Vehicular Metaverses represent emerging paradigms arising from the convergence of vehicle road cooperation, Metaverse, and augmented intelligence of things. Users engaging with Vehicular Metaverses (VMUs) gain entry by consistently updating their Vehicular Twins (VTs), which are deployed on RoadSide Units (RSUs) in proximity. The constrained RSU coverage and the consistently moving vehicles necessitate the continuous migration of VTs between RSUs through vehicle road cooperation, ensuring uninterrupted immersion services for VMUs. Nevertheless, the VT migration process faces challenges in obtaining adequate bandwidth resources from RSUs for timely migration, posing a resource trading problem among RSUs. In this paper, we tackle this challenge by formulating a game-theoretic incentive mechanism with multi-leader multi-follower, incorporating insights from social-awareness and queueing theory to optimize VT migration. To validate the existence and uniqueness of the Stackelberg Equilibrium, we apply the backward induction method. Theoretical solutions for this equilibrium are then obtained through the Alternating Direction Method of Multipliers (ADMM) algorithm. Moreover, owing to incomplete information caused by the requirements for privacy protection, we proposed a multi-agent deep reinforcement learning algorithm named MALPPO. MALPPO facilitates learning the Stackelberg Equilibrium without requiring private information from others, relying solely on past experiences. Comprehensive experimental results demonstrate that our MALPPO-based incentive mechanism outperforms baseline approaches significantly, showcasing rapid convergence and achieving the highest reward.
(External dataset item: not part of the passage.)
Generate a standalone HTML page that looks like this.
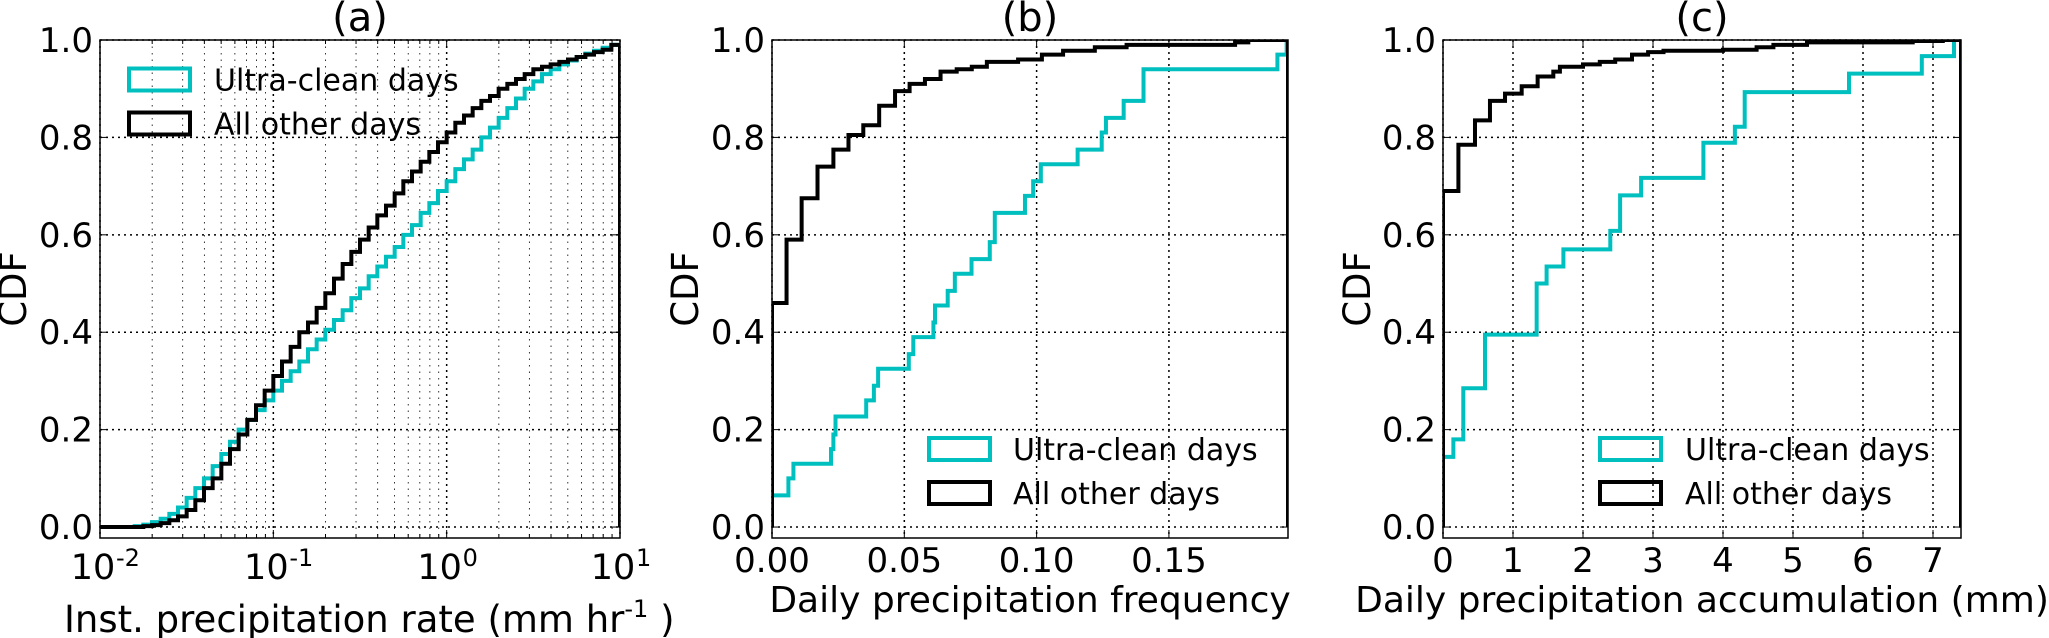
<!DOCTYPE html>
<html><head><meta charset="utf-8">
<style>
html,body{margin:0;padding:0;background:#fff;}
svg{display:block;font-family:"DejaVu Sans","Liberation Sans",sans-serif;}
</style></head>
<body>
<svg id="fig" width="2049" height="638" viewBox="0 0 2049 638" xmlns="http://www.w3.org/2000/svg"></svg>
<script>
// ---------- data ----------
// Panel (a): log-spaced bins (0.05 decade) from 10^-2 to 10^1
const aBinStartLog = -2;
const aBinWidthLog = 0.05;
const aBlack = [0,0,0,0,0,0.002,0.004,0.008,0.014,0.022,0.035,0.055,0.08,0.10,0.13,0.16,0.19,0.22,0.25,0.28,0.31,0.34,0.37,0.40,0.42,0.45,0.48,0.51,0.54,0.565,0.59,0.615,0.64,0.66,0.685,0.71,0.73,0.75,0.77,0.79,0.81,0.83,0.845,0.86,0.875,0.885,0.90,0.91,0.92,0.93,0.94,0.945,0.95,0.955,0.96,0.965,0.97,0.975,0.98,0.99];
const aCyan = [0,0,0,0,0.002,0.005,0.01,0.017,0.027,0.04,0.06,0.08,0.1,0.125,0.15,0.175,0.2,0.22,0.24,0.26,0.28,0.3,0.32,0.34,0.365,0.385,0.405,0.425,0.445,0.47,0.49,0.515,0.535,0.555,0.575,0.6,0.62,0.645,0.665,0.69,0.71,0.735,0.755,0.775,0.80,0.82,0.84,0.86,0.88,0.9,0.915,0.93,0.94,0.95,0.958,0.965,0.972,0.978,0.984,0.99];
// Panel (b)
const bBlackX = [0,0.0055,0.0112,0.0172,0.0232,0.0289,0.0345,0.0405,0.0465,0.052,0.0578,0.0637,0.0698,0.0755,0.0812,0.093,0.102,0.11,0.122,0.134,0.175,0.18];
const bBlackY = [0.46,0.59,0.675,0.74,0.775,0.805,0.825,0.865,0.895,0.91,0.92,0.935,0.94,0.945,0.955,0.96,0.97,0.978,0.985,0.99,0.995,1.0];
const bCyanX = [0,0.0062,0.0081,0.0223,0.0232,0.024,0.0356,0.0385,0.0401,0.0517,0.0534,0.061,0.0616,0.0664,0.0691,0.0754,0.0823,0.0842,0.0956,0.0987,0.1016,0.1155,0.1246,0.1262,0.1329,0.1404,0.191,0.1945];
const bCyanY = [0.065,0.10,0.13,0.16,0.19,0.227,0.26,0.29,0.325,0.355,0.39,0.42,0.455,0.485,0.52,0.55,0.585,0.645,0.68,0.71,0.745,0.775,0.81,0.84,0.875,0.94,0.97,1.0];
// Panel (c)
const cBlackX = [0,0.22,0.457,0.671,0.886,1.124,1.352,1.576,1.67,2.0,2.24,2.46,2.7,2.93,3.15,4.0,4.48,4.72,5.2,6.71,7.14];
const cBlackY = [0.69,0.785,0.835,0.875,0.89,0.905,0.925,0.935,0.945,0.95,0.955,0.96,0.97,0.975,0.978,0.98,0.985,0.99,0.995,0.998,1.0];
const cCyanX = [0,0.148,0.29,0.6,1.338,1.48,1.72,2.39,2.53,2.83,3.72,4.17,4.31,5.8,6.84,7.3];
const cCyanY = [0.144,0.18,0.285,0.395,0.5,0.535,0.57,0.608,0.681,0.717,0.789,0.822,0.893,0.931,0.967,1.0];
const yTicks = [0.0,0.2,0.4,0.6,0.8,1.0];
const bXTicks = [0.00,0.05,0.10,0.15];
const cXTicks = [0,1,2,3,4,5,6,7];
const aXTickExp = [-2,-1,0,1];
const legendLabels = ["Ultra-clean days","All other days"];
const panelTitles = ["(a)","(b)","(c)"];
const xLabels = ["Daily precipitation frequency","Daily precipitation accumulation (mm)"];

// ---------- drawing ----------
const NS="http://www.w3.org/2000/svg";
const svg=document.getElementById('fig');
const CYAN="#00bfbf";
function mk(tag,attrs,parent){const e=document.createElementNS(NS,tag);for(const k in attrs)e.setAttribute(k,attrs[k]);(parent||svg).appendChild(e);return e;}
const TOP=40, BOT=538, YMIN=-0.0225, YMAX=1.0;
function yScale(v){return TOP+(YMAX-v)/(YMAX-YMIN)*(BOT-TOP);}

function makePanel(idx,left,right,xs,name){
  const g=mk('g',{});
  
  
  const clip=mk('clipPath',{id:'clip'+idx},g);
  mk('rect',{x:left,y:TOP,width:right-left,height:BOT-TOP},clip);
  return {g,left,right,xs};
}
function gridV(p,x,minor){
  const l=mk('line',{x1:x,x2:x,y1:TOP,y2:BOT,stroke:'#000','stroke-width':minor?0.8:1.5,'stroke-dasharray':minor?'1.5,5':'2,4'},p.g);
  
  
  const tl=minor?4:8;
  mk('line',{x1:x,x2:x,y1:BOT,y2:BOT-tl,stroke:'#000','stroke-width':1},p.g);
  mk('line',{x1:x,x2:x,y1:TOP,y2:TOP+tl,stroke:'#000','stroke-width':1},p.g);
}
function gridH(p,v){
  const y=yScale(v);
  const l=mk('line',{x1:p.left,x2:p.right,y1:y,y2:y,stroke:'#000','stroke-width':1.5,'stroke-dasharray':'2,4'},p.g);
  
  
  mk('line',{x1:p.left,x2:p.left+8,y1:y,y2:y,stroke:'#000','stroke-width':1},p.g);
  mk('line',{x1:p.right,x2:p.right-8,y1:y,y2:y,stroke:'#000','stroke-width':1},p.g);
  const t=mk('text',{x:p.left-7,y:y+12,'font-size':34,'text-anchor':'end'},p.g);
  t.textContent=v.toFixed(1);
  
  
}
function stepPath(p,xsArr,ysArr,xEnd,color,name){
  let d='M'+p.xs(xsArr[0])+','+yScale(0);
  for(let i=0;i<xsArr.length;i++){
    const x=p.xs(xsArr[i]);
    d+=' L'+x+','+(i===0?yScale(0):yScale(ysArr[i-1]))+' L'+x+','+yScale(ysArr[i]);
  }
  const xe=p.xs(xEnd);
  d+=' L'+xe+','+yScale(ysArr[ysArr.length-1])+' L'+xe+','+yScale(0);
  const path=mk('path',{d:d,fill:'none',stroke:color,'stroke-width':4,'stroke-linejoin':'miter','clip-path':'url(#clip'+p.idx+')'},p.g);
  
  
}
function frameAndLabels(p,title,ylabelX){
  const r=mk('rect',{x:p.left,y:TOP,width:p.right-p.left,height:BOT-TOP,fill:'none',stroke:'#000','stroke-width':1.5},p.g);
  
  
  const t=mk('text',{x:(p.left+p.right)/2,y:31,'font-size':40,'text-anchor':'middle'},p.g);
  t.textContent=title;
  
  
  const yl=mk('text',{x:0,y:0,'font-size':37,'text-anchor':'middle',transform:'translate('+ylabelX+','+((TOP+BOT)/2)+') rotate(-90)'},p.g);
  yl.textContent='CDF';
  
  
}
function legend(p,x0,y0,textX){
  const cols=[CYAN,'#000'];
  for(let i=0;i<2;i++){
    const cy=y0+i*44;
    const r=mk('rect',{x:x0,y:cy-11,width:61,height:22,fill:'none',stroke:cols[i],'stroke-width':4},p.g);
    
    
    const t=mk('text',{x:textX,y:cy+11,'font-size':30},p.g);
    t.textContent=legendLabels[i];
    
    
  }
}

// Panel (a)
const aL=100,aR=620;
const aXs=v=>aL+(Math.log10(v)+2)/3*(aR-aL);
const pa=makePanel(0,aL,aR,aXs,'panel-a');pa.idx=0;
for(let e=-2;e<1;e++){for(let m=2;m<=9;m++){gridV(pa,aXs(m*Math.pow(10,e)),true);}}
aXTickExp.forEach(e=>{
  gridV(pa,aXs(Math.pow(10,e)),false);
  const x=aXs(Math.pow(10,e));
  const t=mk('text',{x:x-7,y:579,'font-size':35,'text-anchor':'middle'},pa.g);
  t.textContent='10';
  
  
  const s=mk('text',{x:x+16,y:566,'font-size':24},pa.g);
  s.textContent=String(e);
  
  
});
yTicks.forEach(v=>gridH(pa,v));
const aEdges=aBlack.map((_,i)=>Math.pow(10,aBinStartLog+i*aBinWidthLog));
const aEnd=Math.pow(10,aBinStartLog+aBlack.length*aBinWidthLog);
stepPath(pa,aEdges,aCyan,aEnd,CYAN,'series-ultra-clean-a');
stepPath(pa,aEdges,aBlack,aEnd,'#000','series-other-a');
frameAndLabels(pa,panelTitles[0],26);
legend(pa,129,79.5,214);
const axl=mk('text',{x:64,y:632,'font-size':37},pa.g);


axl.innerHTML='Inst. precipitation rate (mm hr<tspan dy="-15" font-size="24">-1</tspan><tspan dy="15"> )</tspan>';

// Panel (b)
const bL=772,bR=1288,bMax=0.195;
const bXs=v=>bL+v/bMax*(bR-bL);
const pb=makePanel(1,bL,bR,bXs,'panel-b');pb.idx=1;
bXTicks.forEach(v=>{
  gridV(pb,bXs(v),false);
  const t=mk('text',{x:bXs(v),y:572,'font-size':34,'text-anchor':'middle'},pb.g);
  t.textContent=v.toFixed(2);
  
  
});
yTicks.forEach(v=>gridH(pb,v));
stepPath(pb,bCyanX,bCyanY,bMax,CYAN,'series-ultra-clean-b');
stepPath(pb,bBlackX,bBlackY,bMax,'#000','series-other-b');
frameAndLabels(pb,panelTitles[1],698);
legend(pb,929,449,1013);
const bxl=mk('text',{x:(bL+bR)/2,y:612,'font-size':36,'text-anchor':'middle'},pb.g);
bxl.textContent=xLabels[0];



// Panel (c)
const cL=1443,cR=1961,cMax=7.4;
const cXs=v=>cL+v/cMax*(cR-cL);
const pc=makePanel(2,cL,cR,cXs,'panel-c');pc.idx=2;
cXTicks.forEach(v=>{
  gridV(pc,cXs(v),false);
  const t=mk('text',{x:cXs(v),y:572,'font-size':34,'text-anchor':'middle'},pc.g);
  t.textContent=String(v);
  
  
});
yTicks.forEach(v=>gridH(pc,v));
stepPath(pc,cCyanX,cCyanY,cMax,CYAN,'series-ultra-clean-c');
stepPath(pc,cBlackX,cBlackY,cMax,'#000','series-other-c');
frameAndLabels(pc,panelTitles[2],1370);
legend(pc,1600,449,1685);
const cxl=mk('text',{x:(cL+cR)/2,y:612,'font-size':36,'text-anchor':'middle'},pc.g);
cxl.textContent=xLabels[1];


</script>
</body></html>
翻译：车载元宇宙是车路协同、元宇宙与增强智能体融合催生的新兴范式。用户通过持续更新部署在邻近路侧单元（RSU）上的车载孪生（VT）来接入车载元宇宙（VMU）。受限于RSU覆盖范围与车辆持续移动特性，需经由车路协同在RSU间连续迁移VT，以确保为VMU提供无中断的沉浸式服务。然而，VT迁移过程面临从RSU获取充足带宽资源以实现及时迁移的挑战，这构成了RSU间的资源交易问题。本文通过构建融入社会感知与排队论的多领导者-多追随者博弈激励框架，优化VT迁移过程。采用逆向归纳法验证了斯坦伯格均衡的存在性与唯一性，并通过交替方向乘子法（ADMM）求解该均衡的理论解。进一步，针对隐私保护需求导致的信息不完全问题，提出了名为MALPPO的多智能体深度强化学习算法。该算法无需获取他人隐私信息，仅凭历史经验即可学习斯坦伯格均衡。综合实验结果表明，基于MALPPO的激励机制显著优于基线方案，展现出快速收敛特性并取得了最高奖励值。